Dates in Medieval Baghdad: Sweet Eats to Heady Drinks
Presented in association with the National Arts Clubs Culinary Arts Committee:
Join Professor Nawal Nasrallah for an illuminating illustrated lecture about the ways in which medieval Baghdadi cooks and wine makers exploited the humble date.
A wide variety of date palms have been cultivated in Iraq from time immemorial, with practically every part of the tree being put to use. Dates in particular were prized for their versatility, from flavoring stews to preparing delectable desserts. Despite conflicting views on consuming alcoholic drinks in the Islamic world, dates were also made into heady wines and balsamic-like vinegar.
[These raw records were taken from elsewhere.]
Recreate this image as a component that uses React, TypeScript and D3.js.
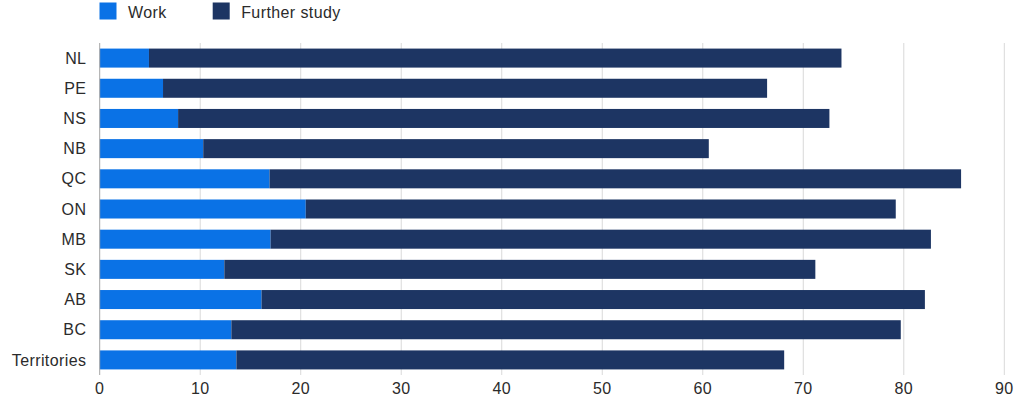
import React, { useEffect, useRef } from 'react';
import * as d3 from 'd3';

const provinces = ['NL', 'PE', 'NS', 'NB', 'QC', 'ON', 'MB', 'SK', 'AB', 'BC', 'Territories'];
const work = [4.9, 6.3, 7.8, 10.3, 16.9, 20.5, 17.0, 12.4, 16.1, 13.1, 13.6];
const furtherStudy = [68.9, 60.1, 64.8, 50.3, 68.8, 58.7, 65.7, 58.8, 66.0, 66.6, 54.5];
const xTicks = [0, 10, 20, 30, 40, 50, 60, 70, 80, 90];
const seriesNames = ['Work', 'Further study'];
const colors = ['#0a72e6', '#1d3563'];

const App = () => {
  const svgRef = useRef<SVGSVGElement>(null);

  useEffect(() => {
    const svg = d3.select(svgRef.current);
    svg.selectAll('*').remove();

    const width = 1024;
    const height = 399;
    const margin = { top: 43, right: 20, bottom: 24, left: 99.7 };
    const font = '"Liberation Sans", Arial, sans-serif';
    const spacing = 0.4;

    svg.attr('width', width).attr('height', height);

    const x = d3.scaleLinear().domain([0, 90]).range([margin.left, 1004.3]);
    const y = d3
      .scaleBand()
      .domain(provinces)
      .range([margin.top, height - margin.bottom])
      .paddingInner(0.37)
      .paddingOuter(0.185);

    // gridlines
    svg
      .append('g')
      .selectAll('line')
      .data(xTicks.slice(1))
      .join('line')
      .attr('x1', (d) => x(d))
      .attr('x2', (d) => x(d))
      .attr('y1', margin.top)
      .attr('y2', height - margin.bottom)
      .attr('stroke', '#d9d9d9')
      .attr('stroke-width', 1);

    // stacked bars
    const rows = provinces.map((p, i) => ({ p, work: work[i], further: furtherStudy[i] }));
    const g = svg.append('g');
    g.selectAll('rect.work')
      .data(rows)
      .join('rect')
      .attr('class', 'work')
      .attr('x', x(0))
      .attr('y', (d) => y(d.p)!)
      .attr('width', (d) => x(d.work) - x(0))
      .attr('height', y.bandwidth())
      .attr('fill', colors[0]);
    g.selectAll('rect.further')
      .data(rows)
      .join('rect')
      .attr('class', 'further')
      .attr('x', (d) => x(d.work))
      .attr('y', (d) => y(d.p)!)
      .attr('width', (d) => x(d.work + d.further) - x(d.work))
      .attr('height', y.bandwidth())
      .attr('fill', colors[1]);

    // left axis line
    svg
      .append('line')
      .attr('x1', x(0))
      .attr('x2', x(0))
      .attr('y1', margin.top)
      .attr('y2', height - margin.bottom)
      .attr('stroke', '#a6a6a6')
      .attr('stroke-width', 1);

    // category labels
    svg
      .append('g')
      .selectAll('text')
      .data(provinces)
      .join('text')
      .attr('x', 86.4)
      .attr('y', (d) => y(d)! + y.bandwidth() / 2)
      .attr('dy', '0.35em')
      .attr('text-anchor', 'end')
      .attr('font-family', font)
      .attr('font-size', 16)
      .attr('letter-spacing', spacing)
      .attr('fill', '#2b2b2b')
      .text((d) => d);

    // x tick labels
    svg
      .append('g')
      .selectAll('text')
      .data(xTicks)
      .join('text')
      .attr('x', (d) => x(d))
      .attr('y', 394)
      .attr('text-anchor', 'middle')
      .attr('font-family', font)
      .attr('font-size', 16)
      .attr('letter-spacing', spacing)
      .attr('fill', '#2b2b2b')
      .text((d) => d);

    // legend
    const legendX = [99.5, 212.7];
    const legend = svg
      .append('g')
      .selectAll('g')
      .data(seriesNames)
      .join('g')
      .attr('transform', (d, i) => `translate(${legendX[i]}, 2.5)`);
    legend
      .append('rect')
      .attr('width', 17)
      .attr('height', 17)
      .attr('fill', (d, i) => colors[i]);
    legend
      .append('text')
      .attr('x', 28.5)
      .attr('y', 15)
      .attr('font-family', font)
      .attr('font-size', 16)
      .attr('letter-spacing', spacing)
      .attr('fill', '#2b2b2b')
      .text((d) => d);
  }, []);

  return <svg ref={svgRef} style={{ position: 'absolute', left: 0, top: 0 }}></svg>;
};

export default App;
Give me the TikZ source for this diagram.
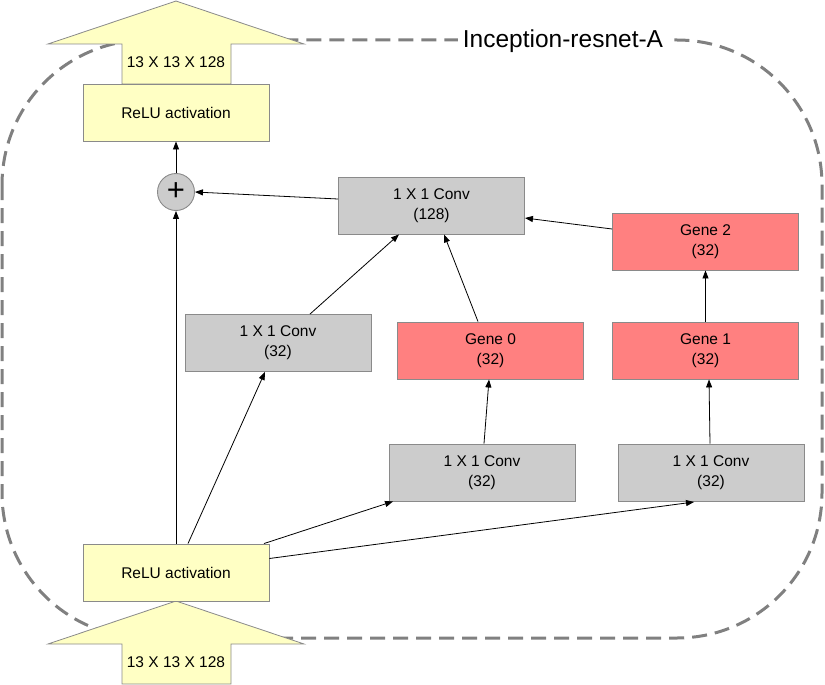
\documentclass[tikz,border=0pt]{standalone}
\usepackage{fontspec}
\setmainfont{Liberation Sans}
\usetikzlibrary{arrows.meta,positioning,calc}
\definecolor{blockyellow}{HTML}{FFFFC4}
\definecolor{blockgray}{HTML}{CCCCCC}
\definecolor{genered}{HTML}{FF8080}
\definecolor{edgegray}{HTML}{8A8A8A}
\definecolor{framegray}{HTML}{808080}

\tikzset{
  block/.style={draw=edgegray, line width=0.9pt, minimum width=186pt, minimum height=57pt,
    align=center, font=\fontsize{15.5}{20}\selectfont, inner sep=0pt},
  relubox/.style={block, fill=blockyellow},
  convbox/.style={block, fill=blockgray},
  genebox/.style={block, fill=genered},
  flow/.style={-{Triangle[length=8pt,width=6pt]}, line width=0.8pt, black},
  bigarrow/.style={draw=edgegray, line width=0.8pt, fill=blockyellow},
}

\begin{document}
\begin{tikzpicture}[x=1pt, y=-1pt]
    \useasboundingbox (0,0) rectangle (825,685);

    % module frame
    \draw[framegray, line width=3pt, dash pattern=on 15pt off 8pt, rounded corners=145pt]
        (2,40) rectangle (822,638);
    \node[fill=white, inner xsep=5pt, inner ysep=2pt, font=\fontsize{24.5}{28}\selectfont]
        (title) at (563,41) {Inception-resnet-A};

    % input and output tensors
    \draw[bigarrow] (176,601) -- (304,644) -- (231,644) -- (231,684)
        -- (122,684) -- (122,644) -- (48,644) -- cycle;
    \node[font=\fontsize{15.5}{18}\selectfont] (tin) at (176,662) {13 X 13 X 128};
    \draw[bigarrow] (176,1) -- (304,44) -- (231,44) -- (231,84)
        -- (122,84) -- (122,44) -- (48,44) -- cycle;
    \node[font=\fontsize{15.5}{18}\selectfont] (tout) at (176,62) {13 X 13 X 128};

    % blocks
    \node[relubox] (relu0) at (176,572.5) {ReLU activation};
    \node[relubox] (relu1) at (176,112.5) {ReLU activation};
    \node[draw=edgegray, fill=blockgray, line width=0.9pt, circle, minimum size=37pt,
        inner sep=0pt, font=\fontsize{31}{31}\selectfont] (plus) at (176,192) {+};
    \node[convbox] (c128) at (431.5,205.5) {1 X 1 Conv\\(128)};
    \node[convbox] (conv32a) at (278,343) {1 X 1 Conv\\(32)};
    \node[convbox] (conv32b) at (482,472.5) {1 X 1 Conv\\(32)};
    \node[convbox] (conv32c) at (711,472.5) {1 X 1 Conv\\(32)};
    \node[genebox] (gene0) at (490.5,350.5) {Gene 0\\(32)};
    \node[genebox] (gene1) at (705.5,350.5) {Gene 1\\(32)};
    \node[genebox] (gene2) at (705.5,241.5) {Gene 2\\(32)};

    % connections
    \draw[flow] (relu0.north) -- (plus.south);
    \draw[flow] (plus.north) -- (relu1.south);
    \draw[flow] ([yshift=6.5pt]c128.west) -- (plus.east);
    \draw[flow] ([xshift=12pt]relu0.north) -- ([xshift=-13pt]conv32a.south);
    \draw[flow] ([xshift=88pt]relu0.north) -- ([xshift=-89pt]conv32b.south);
    \draw[flow, shorten >=4pt] ([yshift=14pt]relu0.east) -- ([xshift=-13pt]conv32c.south);
    \draw[flow] ([xshift=2pt]conv32b.north) -- ([xshift=-1.5pt]gene0.south);
    \draw[flow] ([xshift=-1pt]conv32c.north) -- ([xshift=3.5pt]gene1.south);
    \draw[flow] (gene1.north) -- (gene2.south);
    \draw[flow] ([xshift=32pt]conv32a.north) -- ([xshift=-32.5pt]c128.south);
    \draw[flow] ([xshift=-12.5pt]gene0.north) -- ([xshift=12.5pt]c128.south);
    \draw[flow] ([yshift=12.5pt]gene2.west) -- ([yshift=-12.5pt]c128.east);
\end{tikzpicture}
\end{document}
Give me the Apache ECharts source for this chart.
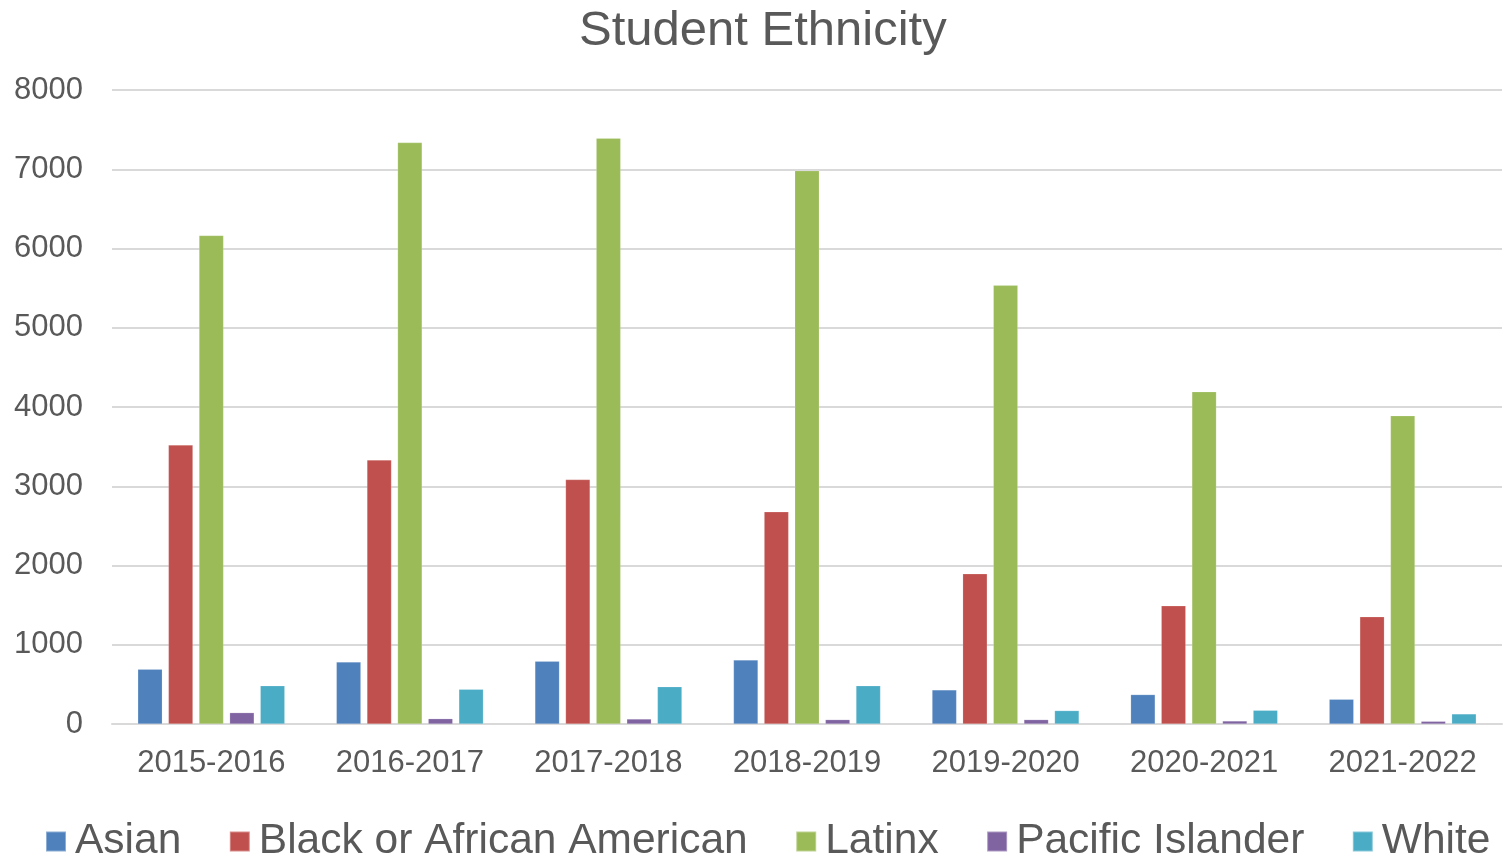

The reception will feature some of these date-based treats.
Nawal Nasrallah, a native of Iraq, was a professor at Baghdad and Mosul Universities teaching English literature and language. Of her culinary books, "Delights from the Garden of Eden: A Cookbook" (Authorhouse, 2003) has received the Gourmand World Cookbook Special Jury Award, and her translation of "Annals of the Caliphs' Kitchens: Ibn Sayyar al-Warraq's Tenth-Century Baghdadi Cookbook" (Brill, 2007) is short-listed for Best Arab Cuisine and Best Translation in the 2007 Gourmand World Cookbook Awards. She has given numerous presentations and demonstrations on Iraqi cuisine, ancient, medieval, and modern.